Underpinning all these things is READING. When I was your age I was reading Watership Down, Lord of the Rings, the Narnia books, Jean Plaidy history novels. As well as Jackie and Smash Hits, I used to read Spare Rib which was a feminist magazine that really opened my eyes. I also took books off my mum’s shelf – she had gone to university later in life and was really into her sociology. I didn’t’ understand them but that didn’t matter! Reading is obviously really good for vocabulary – not just learning new words but getting used to seeing words you don’t know and not feeling intimidated, just curious.

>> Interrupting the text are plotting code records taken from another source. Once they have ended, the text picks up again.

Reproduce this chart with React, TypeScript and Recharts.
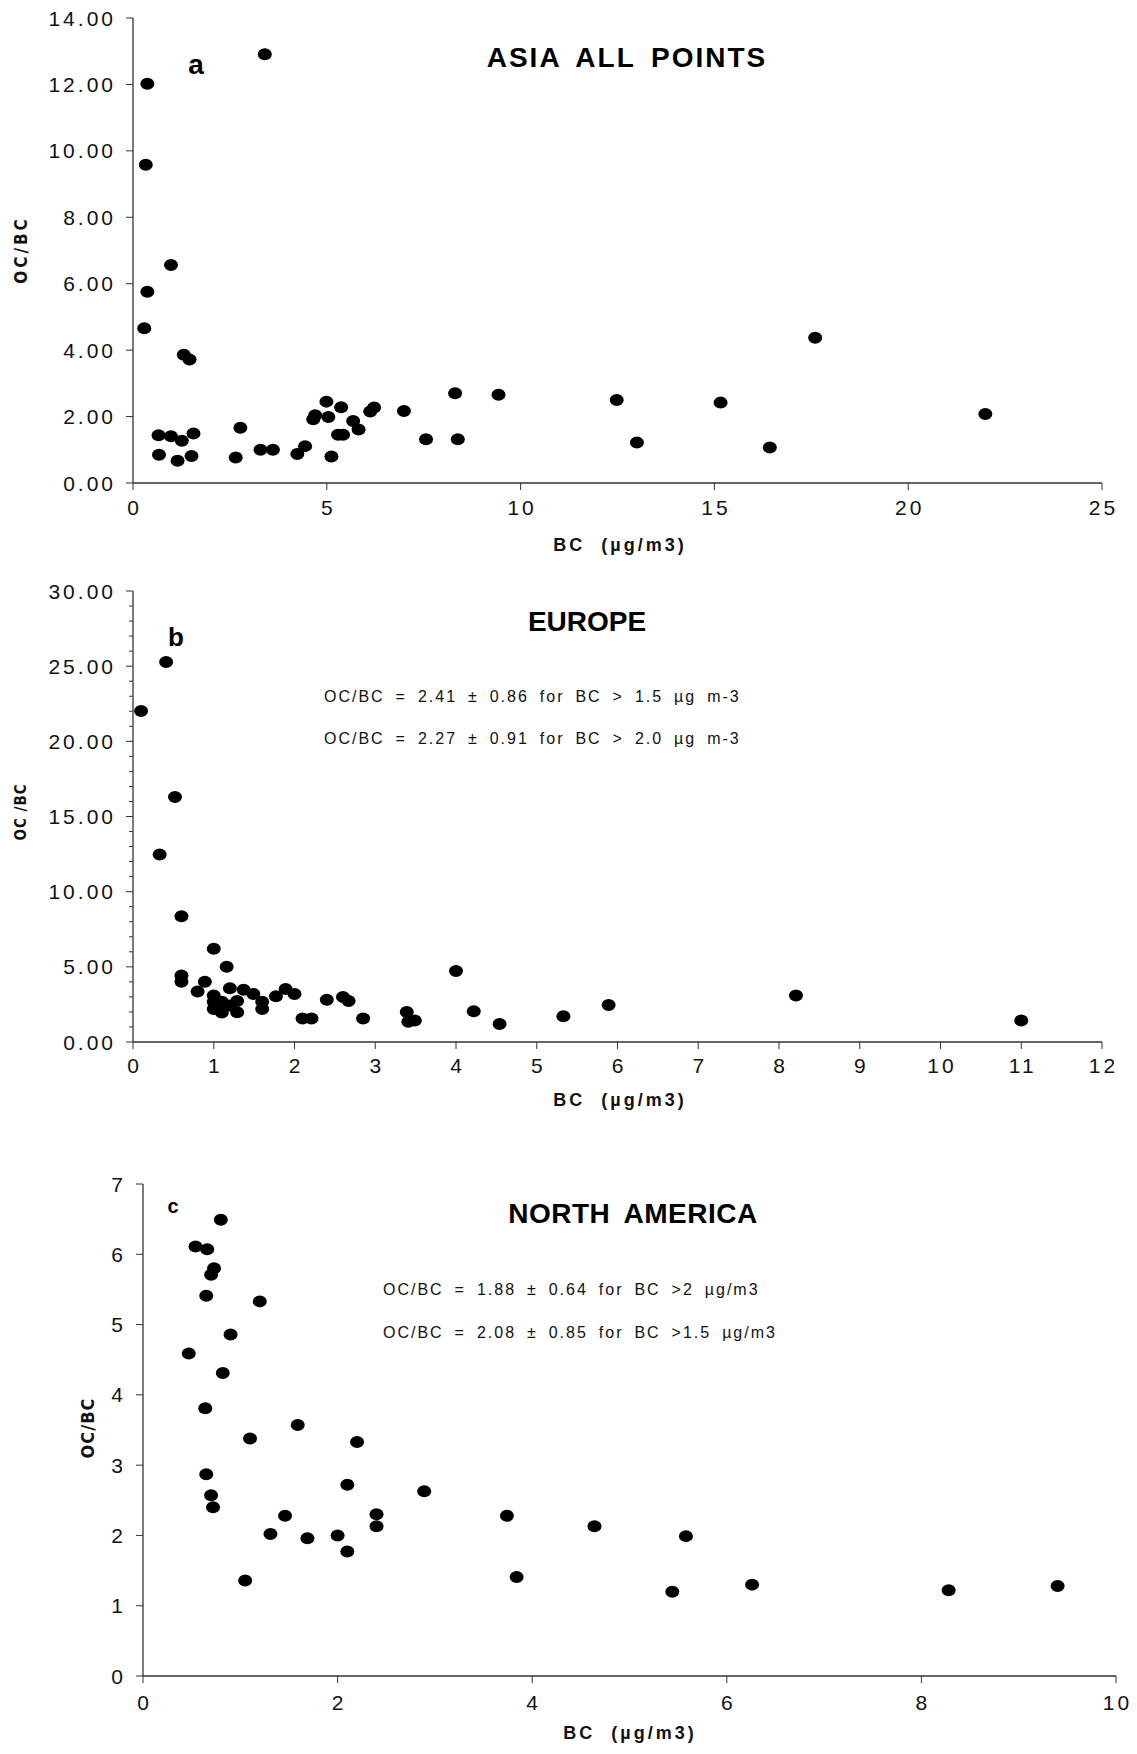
import React from 'react';
import { ScatterChart, Scatter, XAxis, YAxis } from 'recharts';

// Panel a - Asia
const asiaBC = [3.4, 0.37, 0.33, 0.98, 0.37, 0.29, 1.31, 1.46, 0.66, 0.98, 1.26, 1.56, 0.67, 1.15, 1.51, 2.65, 2.77, 3.29, 3.61, 4.24, 4.44, 4.65, 4.7, 4.99, 5.04, 5.12, 5.37, 5.29, 5.42, 5.68, 5.82, 6.12, 6.22, 6.99, 7.56, 8.31, 8.38, 9.43, 12.48, 13.0, 15.16, 16.43, 17.6, 21.99];
const asiaRatio = [12.91, 12.02, 9.58, 6.56, 5.76, 4.66, 3.86, 3.72, 1.44, 1.41, 1.27, 1.49, 0.85, 0.67, 0.81, 0.77, 1.66, 1.0, 1.0, 0.87, 1.11, 1.92, 2.04, 2.45, 1.99, 0.8, 2.28, 1.45, 1.45, 1.87, 1.61, 2.15, 2.27, 2.17, 1.32, 2.7, 1.32, 2.66, 2.5, 1.22, 2.42, 1.07, 4.37, 2.08];
const asiaXTicks = [0, 5, 10, 15, 20, 25];
const asiaYTicks = [0, 2, 4, 6, 8, 10, 12, 14];

// Panel b - Europe
const euBC = [0.41, 0.1, 0.52, 0.33, 0.6, 1.0, 1.16, 4.0, 0.6, 0.6, 0.89, 0.8, 1.2, 1.37, 1.49, 1.6, 1.6, 1.77, 1.89, 2.0, 1.0, 1.0, 1.0, 1.1, 1.1, 1.19, 1.29, 1.29, 2.1, 2.21, 2.4, 2.6, 2.67, 2.85, 3.39, 3.41, 3.49, 4.22, 4.54, 5.33, 5.89, 8.21, 11.0];
const euRatio = [25.28, 22.01, 16.29, 12.47, 8.37, 6.2, 5.01, 4.72, 4.43, 4.01, 4.01, 3.36, 3.58, 3.48, 3.2, 2.67, 2.19, 3.05, 3.53, 3.2, 3.1, 2.67, 2.19, 2.67, 1.96, 2.43, 2.72, 1.98, 1.57, 1.57, 2.81, 3.0, 2.72, 1.57, 2.0, 1.34, 1.43, 2.05, 1.19, 1.72, 2.46, 3.1, 1.43];
const euXTicks = [0, 1, 2, 3, 4, 5, 6, 7, 8, 9, 10, 11, 12];
const euYTicks = [0, 1, 2, 3, 4, 5, 6, 7, 8, 9, 10, 11, 12, 13, 14, 15, 16, 17, 18, 19, 20, 21, 22, 23, 24, 25, 26, 27, 28, 29, 30];
const euYLabelled = [0, 5, 10, 15, 20, 25, 30];

// Panel c - North America
const naBC = [0.8, 0.54, 0.66, 0.73, 0.7, 0.65, 1.2, 0.9, 0.47, 0.82, 0.64, 1.59, 1.1, 2.2, 0.65, 2.1, 0.7, 0.72, 2.89, 1.46, 2.4, 2.4, 1.31, 1.69, 2.0, 2.1, 1.05, 3.74, 3.84, 4.64, 5.58, 5.44, 6.26, 8.28, 9.4];
const naRatio = [6.49, 6.11, 6.07, 5.8, 5.71, 5.41, 5.33, 4.86, 4.59, 4.31, 3.81, 3.57, 3.38, 3.33, 2.87, 2.72, 2.57, 2.4, 2.63, 2.28, 2.3, 2.13, 2.02, 1.96, 2.0, 1.77, 1.36, 2.28, 1.41, 2.13, 1.99, 1.2, 1.3, 1.22, 1.28];
const naXTicks = [0, 2, 4, 6, 8, 10];
const naYTicks = [0, 1, 2, 3, 4, 5, 6, 7];

const AXIS = '#333';
const BOX = '#8c8c8c';
const TXT = '#111';
const SANS = "'Liberation Sans', Arial, sans-serif";

type PanelProps = {
  top: number;
  height: number;
  mTop: number;
  mBottom: number;
  mRight: number;
  yAxisW: number;
  bc: number[];
  ratio: number[];
  xMax: number;
  yMax: number;
  xTicks: number[];
  yTicks: number[];
  yLabelled: number[];
  yFmt: (v: number) => string;
  xDy: number;
  dotR: [number, number];
};

function Panel(p: PanelProps) {
  const data = p.bc.map((x, i) => ({ bc: x, ratio: p.ratio[i] }));
  const dot = (d: any) => <ellipse cx={d.cx} cy={d.cy} rx={p.dotR[0]} ry={p.dotR[1]} fill="#000" />;
  const xTick = (t: any) => (
    <g>
      <line x1={t.x} x2={t.x} y1={t.y} y2={t.y + 7} stroke={AXIS} />
      <text x={t.x + 1.5} y={t.y + p.xDy} textAnchor="middle" fontFamily={SANS} fontSize={21} letterSpacing={3} fill={TXT}>
        {t.payload.value}
      </text>
    </g>
  );
  const yTick = (t: any) => {
    const major = p.yLabelled.includes(t.payload.value);
    return (
      <g>
        <line x1={t.x} x2={t.x - (major ? 7 : 4)} y1={t.y} y2={t.y} stroke={AXIS} />
        {major && (
          <text x={t.x - 17} y={t.y} dy="0.36em" textAnchor="end" fontFamily={SANS} fontSize={21} letterSpacing={3} fill={TXT}>
            {p.yFmt(t.payload.value)}
          </text>
        )}
      </g>
    );
  };
  return (
    <div style={{ position: 'absolute', left: 0, top: p.top }}>
      <ScatterChart width={1137} height={p.height} margin={{ top: p.mTop, right: p.mRight, bottom: p.mBottom, left: 0 }}>
        <XAxis xAxisId="top" orientation="top" type="number" domain={[0, p.xMax]} height={0} tick={false} tickLine={false} axisLine={{ stroke: BOX }} />
        <YAxis yAxisId="right" orientation="right" type="number" domain={[0, p.yMax]} width={0} tick={false} tickLine={false} axisLine={{ stroke: BOX }} />
        <XAxis xAxisId="x" type="number" dataKey="bc" domain={[0, p.xMax]} ticks={p.xTicks} interval={0} height={40} tickSize={0} tickMargin={0} tickLine={false} tick={xTick} axisLine={{ stroke: AXIS, strokeWidth: 1.3 }} allowDataOverflow />
        <YAxis yAxisId="y" type="number" dataKey="ratio" domain={[0, p.yMax]} ticks={p.yTicks} interval={0} width={p.yAxisW} tickSize={0} tickMargin={0} tickLine={false} tick={yTick} axisLine={{ stroke: AXIS, strokeWidth: 1.3 }} allowDataOverflow />
        <Scatter xAxisId="x" yAxisId="y" data={data} shape={dot} isAnimationActive={false} />
      </ScatterChart>
    </div>
  );
}

const note = { fontFamily: SANS, fontSize: 16, letterSpacing: 2, wordSpacing: 4.5, fill: TXT } as const;
const title = { fontFamily: SANS, fontSize: 28, fontWeight: 'bold', wordSpacing: 6, fill: '#000' } as const;
const xTitle = { fontFamily: SANS, fontSize: 18, fontWeight: 'bold', letterSpacing: 3, fill: TXT } as const;
const yTitle = { fontFamily: "'DejaVu Sans Condensed', 'DejaVu Sans', sans-serif", fontStretch: 'condensed', fontWeight: 'bold', fill: TXT } as const;
const xTitleText = 'BC\u00a0\u00a0(µg/m3)';

export default function App() {
  return (
    <div style={{ position: 'absolute', left: 0, top: 0, width: 1137, height: 1754, background: '#fff' }}>
      <Panel top={0} height={570} mTop={18} mBottom={47} mRight={35} yAxisW={133} bc={asiaBC} ratio={asiaRatio} xMax={25} yMax={14} xTicks={asiaXTicks} yTicks={asiaYTicks} yLabelled={asiaYTicks} yFmt={(v) => v.toFixed(2)} xDy={32} dotR={[7, 6]} />
      <Panel top={560} height={560} mTop={31} mBottom={38} mRight={35} yAxisW={133} bc={euBC} ratio={euRatio} xMax={12} yMax={30} xTicks={euXTicks} yTicks={euYTicks} yLabelled={euYLabelled} yFmt={(v) => v.toFixed(2)} xDy={31} dotR={[7, 6]} />
      <Panel top={1140} height={614} mTop={44} mBottom={38} mRight={21} yAxisW={143} bc={naBC} ratio={naRatio} xMax={10} yMax={7} xTicks={naXTicks} yTicks={naYTicks} yLabelled={naYTicks} yFmt={(v) => String(v)} xDy={34} dotR={[7, 6]} />
      <svg width={1137} height={1754} style={{ position: 'absolute', left: 0, top: 0, pointerEvents: 'none' }}>
        <text x={627} y={67} textAnchor="middle" letterSpacing={2} {...title}>ASIA ALL POINTS</text>
        <text x={196} y={74} textAnchor="middle" fontFamily={SANS} fontSize={28} fontWeight="bold">a</text>
        <text x={620} y={551} textAnchor="middle" {...xTitle}>{xTitleText}</text>
        <text x={21} y={250} textAnchor="middle" dominantBaseline="central" transform="rotate(-90 21 250)" fontSize={17} letterSpacing={3} {...yTitle}>OC/BC</text>

        <text x={587} y={631} textAnchor="middle" {...title}>EUROPE</text>
        <text x={176} y={646} textAnchor="middle" fontFamily={SANS} fontSize={26} fontWeight="bold">b</text>
        <text x={324} y={702} {...note}>OC/BC = 2.41 ± 0.86 for BC &gt; 1.5 µg m-3</text>
        <text x={324} y={744} {...note}>OC/BC = 2.27 ± 0.91 for BC &gt; 2.0 µg m-3</text>
        <text x={620} y={1106} textAnchor="middle" {...xTitle}>{xTitleText}</text>
        <text x={21} y={812} textAnchor="middle" dominantBaseline="central" transform="rotate(-90 21 812)" fontSize={15} letterSpacing={1} {...yTitle}>OC /BC</text>

        <text x={633} y={1223} textAnchor="middle" letterSpacing={0.5} {...title}>NORTH AMERICA</text>
        <text x={173} y={1213} textAnchor="middle" fontFamily={SANS} fontSize={20} fontWeight="bold">c</text>
        <text x={383} y={1295} {...note}>OC/BC = 1.88 ± 0.64 for BC &gt;2 µg/m3</text>
        <text x={383} y={1338} {...note}>OC/BC = 2.08 ± 0.85 for BC &gt;1.5 µg/m3</text>
        <text x={630} y={1739} textAnchor="middle" {...xTitle}>{xTitleText}</text>
        <text x={87} y={1428} textAnchor="middle" dominantBaseline="central" transform="rotate(-90 87 1428)" fontSize={18} letterSpacing={1} {...yTitle}>OC/BC</text>
      </svg>
    </div>
  );
}
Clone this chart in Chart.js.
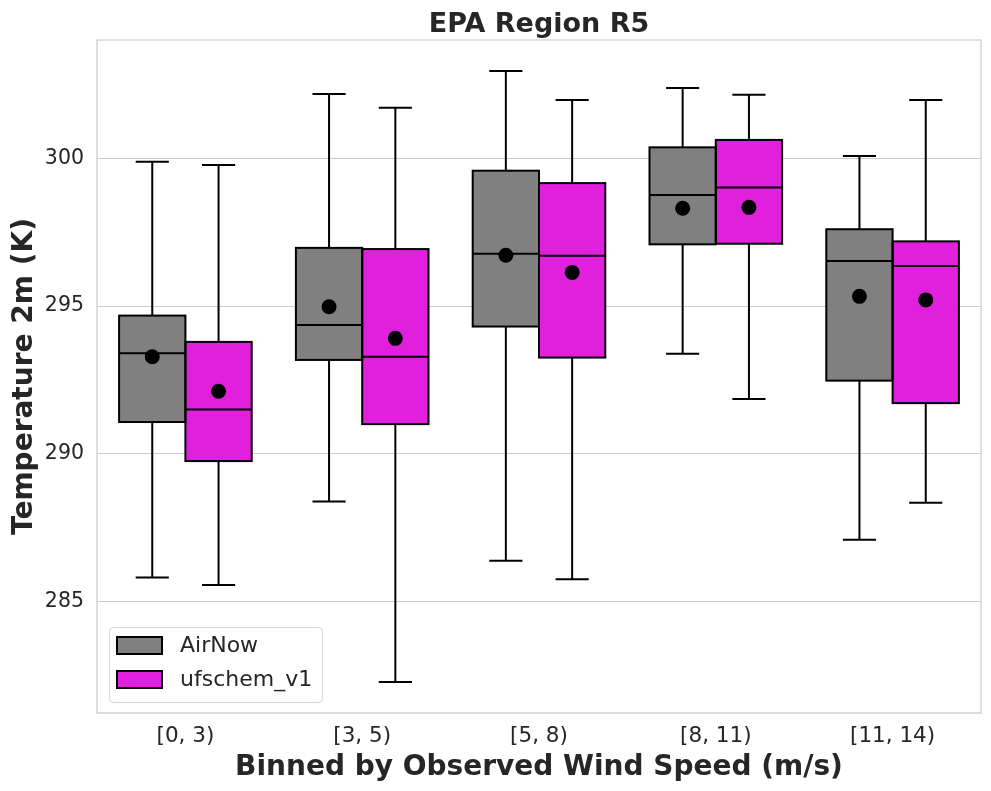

More than that I think reading is where I got my values, my opinions. Books like the ones I was reading have very strong sense of right and wrong. But it’s also where you start critical thinking. You realise that what you’re reading is someone else’s version and you can try to understand where they’re coming from and decide whether you agree or not. Now of course there is the entire internet to explore but you need even more the ability to tell fake from real, to see bias, and to remember that there are two sides to every story.

You can’t see the future but I reckon there’s no single better way to get ready for the future than by reading.

And remember there are ways to earn a living that match up your skills, your interests, and the things you care about, and sometimes those are much closer to home than you might think.

Thanks for listening, and good luck!